## WORK REQUIRED:
Retype exactly the lines from the line containing "Rebuild this chart" through the line containing "const BIN_WIDTH = 0.0001;", both included, and nothing more; skip the pictures.
** Start of DATA PROVIDED **
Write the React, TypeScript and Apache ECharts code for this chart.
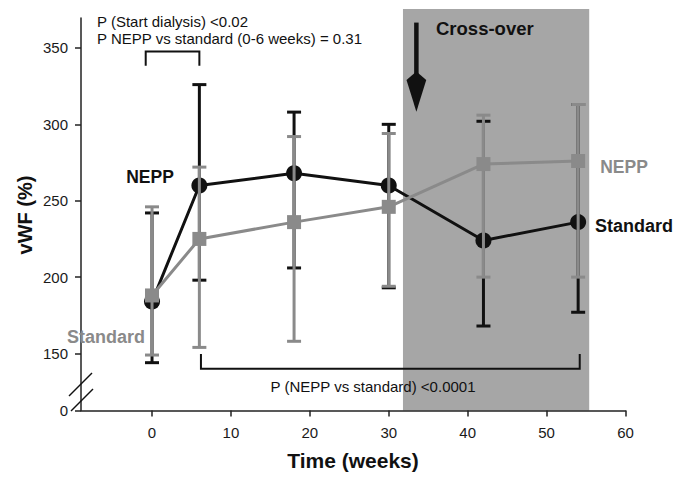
import React, { useEffect, useRef } from "react";
import * as echarts from "echarts";

const weeks = [0, 6, 18, 30, 42, 54];
const blackMean = [184, 260, 268, 260, 224, 236];
const blackLow = [144, 198, 206, 193, 168, 177];
const blackHigh = [242, 326, 308, 300, 302, 313];
const greyMean = [188, 225, 236, 246, 274, 276];
const greyLow = [149, 154, 158, 194, 200, 200];
const greyHigh = [246, 272, 292, 294, 306, 313];

const yTicks = [150, 200, 250, 300, 350];
const xTicks = [0, 10, 20, 30, 40, 50, 60];
const Y_MIN = 112.7; // displayed as "0" (broken axis)
const Y_MAX = 369.6;
const X_MIN = -9;
const X_MAX = 60;

const crossover = [31.8, 55.4];
const crossoverTop = 375.5;
const topBracket = { x0: -0.8, x1: 6, y: 347.6, leg: 338.4 };
const bottomBracket = { x0: 6.2, x1: 54.2, y: 140, leg: 149.7 };
const arrow = { x: 33.5, top: 366.6, headBase: 329, tip: 308.3, halfW: 1.25 };

const BLACK = "#111111";
const GREY = "#8a8a8a";
const BOX = "#a6a6a6";
const FONT = "'Liberation Sans', Arial, sans-serif";

function errorBars(low: number[], high: number[]) {
  return weeks.map((w, i) => [w, low[i], high[i]]);
}

function makeErrorRender(color: string) {
  return (params: any, api: any) => {
    const x = api.value(0);
    const lo = api.coord([x, api.value(1)]);
    const hi = api.coord([x, api.value(2)]);
    const half = 7;
    const style = { stroke: color, lineWidth: 3 };
    return {
      type: "group",
      children: [
        { type: "line", shape: { x1: lo[0], y1: lo[1], x2: hi[0], y2: hi[1] }, style },
        { type: "line", shape: { x1: hi[0] - half, y1: hi[1], x2: hi[0] + half, y2: hi[1] }, style },
        { type: "line", shape: { x1: lo[0] - half, y1: lo[1], x2: lo[0] + half, y2: lo[1] }, style },
      ],
    };
  };
}

export default function App() {
  const ref = useRef<HTMLDivElement>(null);
  useEffect(() => {
    if (!ref.current) return;
    const chart = echarts.init(ref.current, undefined, { renderer: "svg" });
    const txt = (text: string, x: number, y: number, opts: any = {}) => ({
      type: "text",
      x,
      y,
      z: 100,
      rotation: opts.rotation || 0,
      style: {
        text,
        fill: opts.color || BLACK,
        font: `${opts.bold ? "bold " : ""}${opts.size || 15}px ${FONT}`,
        align: opts.align || "left",
        verticalAlign: "middle",
      },
    });
    chart.setOption({
      animation: false,
      grid: { left: 81, top: 18, width: 544.5, height: 392.5, containLabel: false },
      xAxis: {
        type: "value",
        min: X_MIN,
        max: X_MAX,
        splitLine: { show: false },
        axisLine: { onZero: false, lineStyle: { color: "#222", width: 1.5 } },
        axisTick: { show: true, length: 6, customValues: xTicks, lineStyle: { color: "#222", width: 1.5 } },
        axisLabel: { customValues: xTicks, margin: 14, fontSize: 15, color: "#1a1a1a", fontFamily: FONT },
      },
      yAxis: {
        type: "value",
        min: Y_MIN,
        max: Y_MAX,
        splitLine: { show: false },
        axisLine: { show: true, onZero: false, lineStyle: { color: "#222", width: 1.5 } },
        axisTick: { show: true, length: 6, customValues: [Y_MIN, ...yTicks], lineStyle: { color: "#222", width: 1.5 } },
        axisLabel: {
          customValues: [Y_MIN, ...yTicks],
          margin: 13,
          fontSize: 15,
          color: "#1a1a1a",
          fontFamily: FONT,
          formatter: (v: number) => (Math.abs(v - Y_MIN) < 0.01 ? "0" : String(v)),
        },
      },
      series: [
        {
          type: "custom",
          z: 0,
          clip: false,
          silent: true,
          data: [[crossover[0], crossover[1]]],
          renderItem: (params: any, api: any) => {
            const p1 = api.coord([api.value(0), crossoverTop]);
            const p2 = api.coord([api.value(1), Y_MIN]);
            return {
              type: "rect",
              shape: { x: p1[0], y: p1[1], width: p2[0] - p1[0], height: p2[1] - p1[1] },
              style: { fill: BOX },
            };
          },
        },
        {
          type: "custom",
          z: 1,
          clip: false,
          silent: true,
          data: [[0]],
          renderItem: (params: any, api: any) => {
            const s = { stroke: BLACK, lineWidth: 2, fill: "none" };
            const a = api.coord([topBracket.x0, topBracket.leg]);
            const b = api.coord([topBracket.x0, topBracket.y]);
            const c = api.coord([topBracket.x1, topBracket.y]);
            const d = api.coord([topBracket.x1, topBracket.leg]);
            const e = api.coord([bottomBracket.x0, bottomBracket.leg]);
            const f = api.coord([bottomBracket.x0, bottomBracket.y]);
            const g = api.coord([bottomBracket.x1, bottomBracket.y]);
            const h = api.coord([bottomBracket.x1, bottomBracket.leg]);
            const t = api.coord([arrow.x, arrow.top]);
            const hb = api.coord([arrow.x, arrow.headBase + 3]);
            const hl = api.coord([arrow.x - arrow.halfW, arrow.headBase]);
            const hr = api.coord([arrow.x + arrow.halfW, arrow.headBase]);
            const tip = api.coord([arrow.x, arrow.tip]);
            return {
              type: "group",
              children: [
                { type: "polyline", shape: { points: [a, b, c, d] }, style: s },
                { type: "polyline", shape: { points: [e, f, g, h] }, style: s },
                { type: "line", shape: { x1: t[0], y1: t[1], x2: hb[0], y2: hb[1] }, style: { stroke: BLACK, lineWidth: 4.5 } },
                { type: "polygon", shape: { points: [hl, [tip[0], hb[1] - 4], hr, tip] }, style: { fill: BLACK } },
              ],
            };
          },
        },
        {
          type: "custom",
          z: 2,
          silent: true,
          data: errorBars(blackLow, blackHigh),
          renderItem: makeErrorRender(BLACK),
        },
        {
          name: "Group 1",
          type: "line",
          z: 3,
          data: weeks.map((w, i) => [w, blackMean[i]]),
          symbol: "circle",
          symbolSize: 16,
          lineStyle: { color: BLACK, width: 3 },
          itemStyle: { color: BLACK },
        },
        {
          type: "custom",
          z: 4,
          silent: true,
          data: errorBars(greyLow, greyHigh),
          renderItem: makeErrorRender(GREY),
        },
        {
          name: "Group 2",
          type: "line",
          z: 5,
          data: weeks.map((w, i) => [w, greyMean[i]]),
          symbol: "rect",
          symbolSize: 14,
          lineStyle: { color: GREY, width: 3 },
          itemStyle: { color: GREY },
        },
      ],
      graphic: [
        txt("P (Start dialysis) <0.02", 97, 21),
        txt("P NEPP vs standard (0-6 weeks) = 0.31", 97, 38),
        txt("Cross-over", 436, 28, { bold: true, size: 18.5 }),
        txt("NEPP", 150, 177, { bold: true, size: 17.5, align: "center" }),
        txt("Standard", 106, 337, { bold: true, size: 18, align: "center", color: GREY }),
        txt("NEPP", 624, 167, { bold: true, size: 17.5, align: "center", color: GREY }),
        txt("Standard", 634, 226, { bold: true, size: 18, align: "center" }),
        txt("P (NEPP vs standard) <0.0001", 373, 386, { align: "center" }),
        txt("Time (weeks)", 353, 460, { bold: true, size: 21, align: "center" }),
        txt("vWF (%)", 25, 215, { bold: true, size: 20, align: "center", rotation: Math.PI / 2 }),
        { type: "line", z: 100, shape: { x1: 69, y1: 396, x2: 92, y2: 373 }, style: { stroke: BLACK, lineWidth: 1.5 } },
        { type: "line", z: 100, shape: { x1: 71, y1: 411, x2: 93, y2: 389 }, style: { stroke: BLACK, lineWidth: 1.5 } },
      ],
    });
    return () => chart.dispose();
  }, []);
  return (
    <div
      ref={ref}
      style={{ position: "absolute", left: 0, top: 0, width: 685, height: 478, background: "#fff" }}
    />
  );
}
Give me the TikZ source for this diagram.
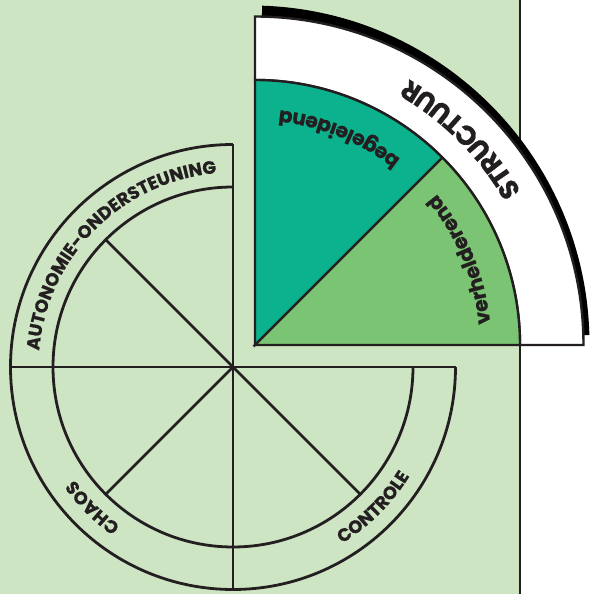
\documentclass[tikz,border=0pt]{standalone}
\usepackage{fontspec}
\newfontfamily\popfont{Poppins}
\usetikzlibrary{decorations.text}
\definecolor{bg}{RGB}{206,229,196}
\definecolor{teal1}{RGB}{12,178,141}
\definecolor{green1}{RGB}{123,196,115}
\definecolor{ink}{RGB}{35,31,32}
\newcommand\wheelfont{\popfont\bfseries\addfontfeatures{FakeBold=0.6}\fontsize{18}{18}\selectfont}
\newcommand\structfont{\popfont\bfseries\addfontfeatures{FakeBold=0.6}\fontsize{27}{27}\selectfont}
\newcommand\subfont{\popfont\bfseries\addfontfeatures{FakeBold=0.5}\fontsize{20.5}{20.5}\selectfont}
\begin{document}
\begin{tikzpicture}[x=1pt,y=1pt,
  wheel/.style={draw=ink,line width=2.8pt},
  piece/.style={draw=ink,line width=2.4pt,line join=miter},
  lbl/.style={decorate,decoration={text along path,text align=center,text color=ink}}]
\useasboundingbox (0,0) rectangle (589,594);
% background
\fill[bg] (0,0) rectangle (520,594);
\fill[white] (520,0) rectangle (589,594);
\coordinate (VB) at (520,0);
\coordinate (VT) at (520,594);
\draw[ink,line width=1.5pt] (VB) -- (VT);
% wheel
\coordinate (C1) at (233,227);
\draw[wheel] ([shift={(0:180)}]C1) arc[start angle=0,end angle=-270,radius=180];
\draw[wheel] ([shift={(0:222.5)}]C1) arc[start angle=0,end angle=-270,radius=222.5];
\draw[wheel] ([shift={(180:222.5)}]C1) -- ([shift={(0:222.5)}]C1);
\draw[wheel] ([shift={(90:222.5)}]C1) -- ([shift={(270:222.5)}]C1);
\foreach \a in {135,225,315} \draw[wheel] (C1) -- ([shift={(\a:180)}]C1);
% wheel labels
\path[lbl,decoration={text={|\wheelfont|AUTONOMIE-ONDERSTEUNING}}]
  ([shift={(205:194.5)}]C1) arc[start angle=205,end angle=65,radius=194.5];
\path[lbl,decoration={text={|\wheelfont|CHAOS}}]
  ([shift={(260:194.5)}]C1) arc[start angle=260,end angle=190,radius=194.5];
\path[lbl,decoration={text={|\wheelfont|CONTROLE}}]
  ([shift={(-90:207.5)}]C1) arc[start angle=-90,end angle=0,radius=207.5];
% structure piece
\coordinate (C2) at (255,249);
\coordinate (O3) at (251,250);
\fill[black] ([shift={(88.1:338.5)}]O3) arc[start angle=88.1,end angle=1.5,radius=338.5]
  -- ([shift={(1.7:328)}]C2) arc[start angle=1.7,end angle=88.8,radius=328] -- cycle;
\filldraw[piece,fill=white] ([shift={(90:265)}]C2) -- ([shift={(90:328.5)}]C2)
  arc[start angle=90,end angle=0,radius=328.5] -- ([shift={(0:265)}]C2)
  arc[start angle=0,end angle=90,radius=265] -- cycle;
\filldraw[piece,fill=teal1] (C2) -- ([shift={(45:265)}]C2) arc[start angle=45,end angle=90,radius=265] -- cycle;
\filldraw[piece,fill=green1] (C2) -- ([shift={(0:265)}]C2) arc[start angle=0,end angle=45,radius=265] -- cycle;
\path[lbl,decoration={text={|\structfont|STRUCTUUR}}]
  ([shift={(0:307)}]C2) arc[start angle=0,end angle=90,radius=307];
\path[lbl,decoration={text={|\subfont|begeleidend}}]
  ([shift={(38:236)}]C2) arc[start angle=38,end angle=98,radius=236];
\path[lbl,decoration={text={|\subfont|verhelderend}}]
  ([shift={(-8:236)}]C2) arc[start angle=-8,end angle=53,radius=236];
\end{tikzpicture}
\end{document}
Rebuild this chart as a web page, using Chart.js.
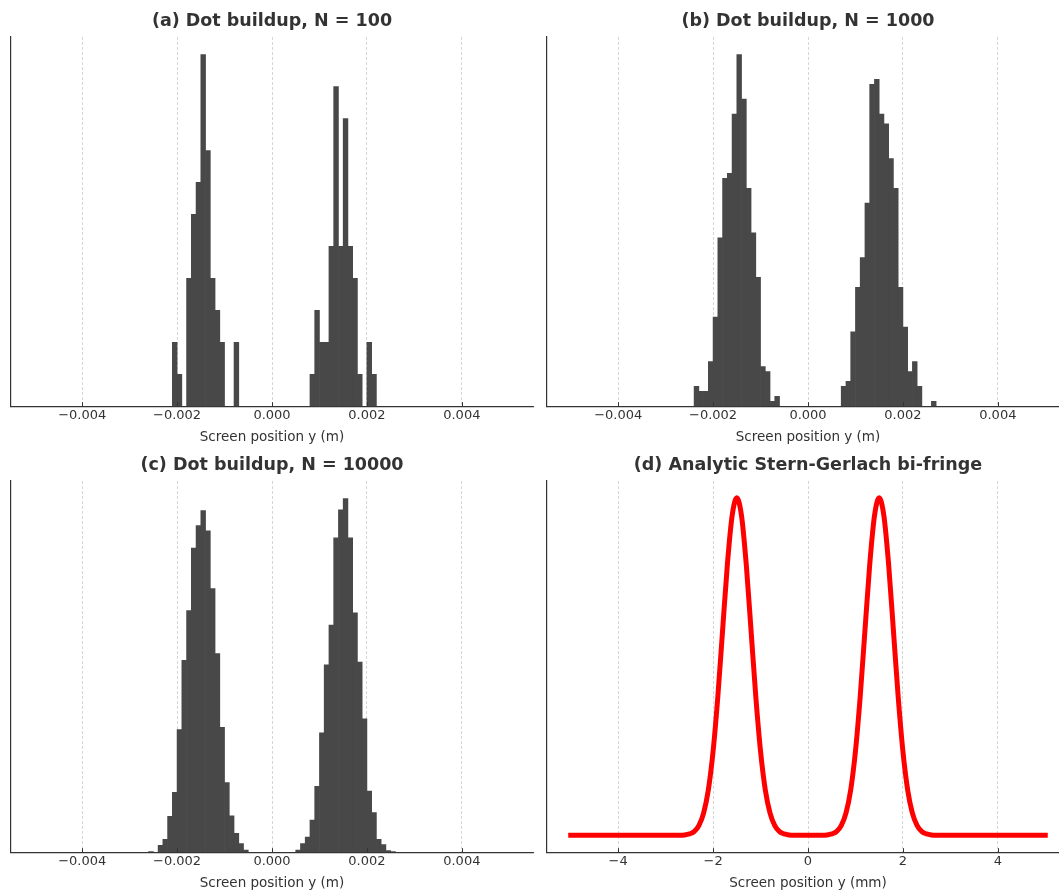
<!DOCTYPE html>
<html><head><meta charset="utf-8">
<script src="https://cdn.jsdelivr.net/npm/chart.js@4.4.1/dist/chart.umd.min.js"></script>
<style>
html,body{margin:0;padding:0;width:1059px;height:892px;overflow:hidden;background:#fff;}
.p{position:absolute;}
canvas{display:block;}
</style></head><body>
<div class="p" style="left:0;top:0"><canvas id="ca" width="540" height="446"></canvas></div>
<div class="p" style="left:536px;top:0"><canvas id="cb" width="540" height="446"></canvas></div>
<div class="p" style="left:0;top:446px"><canvas id="cc" width="540" height="446"></canvas></div>
<div class="p" style="left:536px;top:446px"><canvas id="cd" width="540" height="446"></canvas></div>
<script>
// ---------- data ----------
const BIN_START = -0.005;   // histogram range start (m)
const BIN_WIDTH = 0.0001;   // 100 bins over [-0.005, 0.005]

const countsN100 = [
  0,0,0,0,0,0,0,0,0,0,
  0,0,0,0,0,0,0,0,0,0,
  0,0,0,0,0,0,0,0,0,2,
  1,0,4,6,7,11,8,4,3,2,
  0,0,2,0,0,0,0,0,0,0,
  0,0,0,0,0,0,0,0,1,3,
  2,2,5,10,5,9,5,4,1,0,
  2,1,0,0,0,0,0,0,0,0,
  0,0,0,0,0,0,0,0,0,0,
  0,0,0,0,0,0,0,0,0,0
];
const countsN1000 = [
  0,0,0,0,0,0,0,0,0,0,
  0,0,0,0,0,0,0,0,0,0,
  0,0,0,0,0,0,4,3,3,9,
  18,34,46,47,59,71,62,44,35,26,
  8,7,1,2,0,0,0,0,0,0,
  0,0,0,0,0,0,0,4,5,15,
  24,30,41,65,66,59,57,50,44,24,
  16,7,9,4,0,0,1,0,0,0,
  0,0,0,0,0,0,0,0,0,0,
  0,0,0,0,0,0,0,0,0,0
];
const countsN10000 = [
  0,0,0,0,0,0,0,0,0,0,
  0,0,0,0,0,0,0,0,0,0,
  0,0,0,0,1,0,13,24,67,112,
  229,358,451,568,610,638,600,492,371,233,
  130,68,35,16,4,0,0,0,0,0,
  0,0,0,0,0,4,16,28,60,123,
  223,350,424,587,639,660,587,447,355,249,
  114,74,24,14,3,1,0,0,0,0,
  0,0,0,0,0,0,0,0,0,0,
  0,0,0,0,0,0,0,0,0,0
];

// analytic curve (y in mm, relative intensity)
const curveX = [-5,-4,-3,-2.7,-2.6,-2.5,-2.4,-2.3,-2.2,-2.1,-2.0,-1.9,-1.8,-1.7,-1.6,-1.5,-1.4,-1.3,-1.2,-1.1,-1.0,-0.9,-0.8,-0.7,-0.6,-0.5,-0.4,-0.3,0,
                0.3,0.4,0.5,0.6,0.7,0.8,0.9,1.0,1.1,1.2,1.3,1.4,1.5,1.6,1.7,1.8,1.9,2.0,2.1,2.2,2.3,2.4,2.5,2.6,2.7,3,4,5];
const curveY = [0,0,0,0,0.001,0.004,0.011,0.029,0.066,0.135,0.249,0.411,0.607,0.801,0.946,1.0,0.946,0.801,0.607,0.411,0.249,0.135,0.066,0.029,0.011,0.004,0.001,0,0,
                0,0.001,0.004,0.011,0.029,0.066,0.135,0.249,0.411,0.607,0.801,0.946,1.0,0.946,0.801,0.607,0.411,0.249,0.135,0.066,0.029,0.011,0.004,0.001,0,0,0,0];

const tickValsM = [-0.004,-0.002,0,0.002,0.004];
const tickLabelsM = ['\u22120.004','\u22120.002','0.000','0.002','0.004'];
const tickValsMM = [-4,-2,0,2,4];
const tickLabelsMM = ['\u22124','\u22122','0','2','4'];

const titles = ['(a) Dot buildup, N = 100','(b) Dot buildup, N = 1000','(c) Dot buildup, N = 10000','(d) Analytic Stern-Gerlach bi-fringe'];
const xLabelM = 'Screen position y (m)';
const xLabelMM = 'Screen position y (mm)';

// ---------- style ----------
const FONT = 'DejaVu Sans';
const TXT = '#333333';
const BAR = '#484848';
const GRID = 'rgba(160,160,160,0.55)';
const SPINE = '#333333';

const inTicks = {
  id: 'inTicks',
  afterDraw(chart) {
    const s = chart.scales.x, ctx = chart.ctx, b = chart.chartArea.bottom;
    ctx.save();
    ctx.strokeStyle = SPINE; ctx.lineWidth = 1;
    s.ticks.forEach(t => {
      const px = Math.round(s.getPixelForValue(t.value)) + 0.5;
      ctx.beginPath(); ctx.moveTo(px, b); ctx.lineTo(px, b - 4); ctx.stroke();
    });
    ctx.restore();
  }
};

function baseOptions(title, xmin, xmax, tv, tl, xlabel, ymin, ymax, topPad) {
  return {
    animation: false, responsive: false, devicePixelRatio: 1,
    layout: { padding: { left: 11, right: 7, top: 0, bottom: 0 } },
    plugins: {
      legend: { display: false }, tooltip: { enabled: false },
      title: { display: true, text: title, color: TXT,
        font: { family: FONT, size: 17.5, weight: 'bold' },
        padding: { top: topPad, bottom: 5 } }
    },
    scales: {
      x: {
        type: 'linear', min: xmin, max: xmax, offset: false, z: 1,
        afterBuildTicks: s => { s.ticks = tv.map(v => ({ value: v })); },
        ticks: { callback: (v, i) => tl[i], color: TXT, font: { family: FONT, size: 13 },
                 padding: 2, maxRotation: 0, autoSkip: false },
        grid: { color: GRID, lineWidth: 0.8, drawTicks: false, offset: false },
        border: { display: true, color: SPINE, width: 1.2, dash: [3, 2] },
        title: { display: true, text: xlabel, color: TXT, font: { family: FONT, size: 13.5 },
                 padding: { top: 4, bottom: 0 } }
      },
      y: {
        min: ymin, max: ymax,
        ticks: { display: false },
        grid: { display: false, drawTicks: false },
        border: { display: true, color: SPINE, width: 1.2 }
      }
    }
  };
}

function hist(id, title, counts, topPad) {
  const pts = counts.map((c, i) => ({ x: BIN_START + (i + 0.5) * BIN_WIDTH, y: c }));
  const opts = baseOptions(title, -0.0055, 0.0055, tickValsM, tickLabelsM, xLabelM,
                           0, Math.max(...counts) * 1.05, topPad);
  new Chart(document.getElementById(id), {
    type: 'bar',
    data: { datasets: [{ data: pts, borderWidth: 0, barPercentage: 1, categoryPercentage: 1,
                         backgroundColor: c => (c.raw && c.raw.y > 0) ? BAR : 'rgba(0,0,0,0)' }] },
    options: opts,
    plugins: [inTicks]
  });
}

hist('ca', titles[0], countsN100, 11);
hist('cb', titles[1], countsN1000, 11);
hist('cc', titles[2], countsN10000, 9);

new Chart(document.getElementById('cd'), {
  type: 'line',
  data: { datasets: [{ data: curveX.map((x, i) => ({ x, y: curveY[i] })),
                       borderColor: '#ff0000', borderWidth: 5, pointRadius: 0,
                       cubicInterpolationMode: 'monotone', borderCapStyle: 'square',
                       borderJoinStyle: 'round', fill: false }] },
  options: baseOptions(titles[3], -5.5, 5.5, tickValsMM, tickLabelsMM, xLabelMM, -0.05, 1.05, 9),
  plugins: [inTicks]
});
</script>
</body></html>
** End of DATA PROVIDED **
## EXERCISE OUTPUT:
Rebuild this chart as a web page, using Chart.js.
<!DOCTYPE html>
<html><head><meta charset="utf-8">
<script src="https://cdn.jsdelivr.net/npm/chart.js@4.4.1/dist/chart.umd.min.js"></script>
<style>
html,body{margin:0;padding:0;width:1059px;height:892px;overflow:hidden;background:#fff;}
.p{position:absolute;}
canvas{display:block;}
</style></head><body>
<div class="p" style="left:0;top:0"><canvas id="ca" width="540" height="446"></canvas></div>
<div class="p" style="left:536px;top:0"><canvas id="cb" width="540" height="446"></canvas></div>
<div class="p" style="left:0;top:446px"><canvas id="cc" width="540" height="446"></canvas></div>
<div class="p" style="left:536px;top:446px"><canvas id="cd" width="540" height="446"></canvas></div>
<script>
// ---------- data ----------
const BIN_START = -0.005;   // histogram range start (m)
const BIN_WIDTH = 0.0001;   // 100 bins over [-0.005, 0.005]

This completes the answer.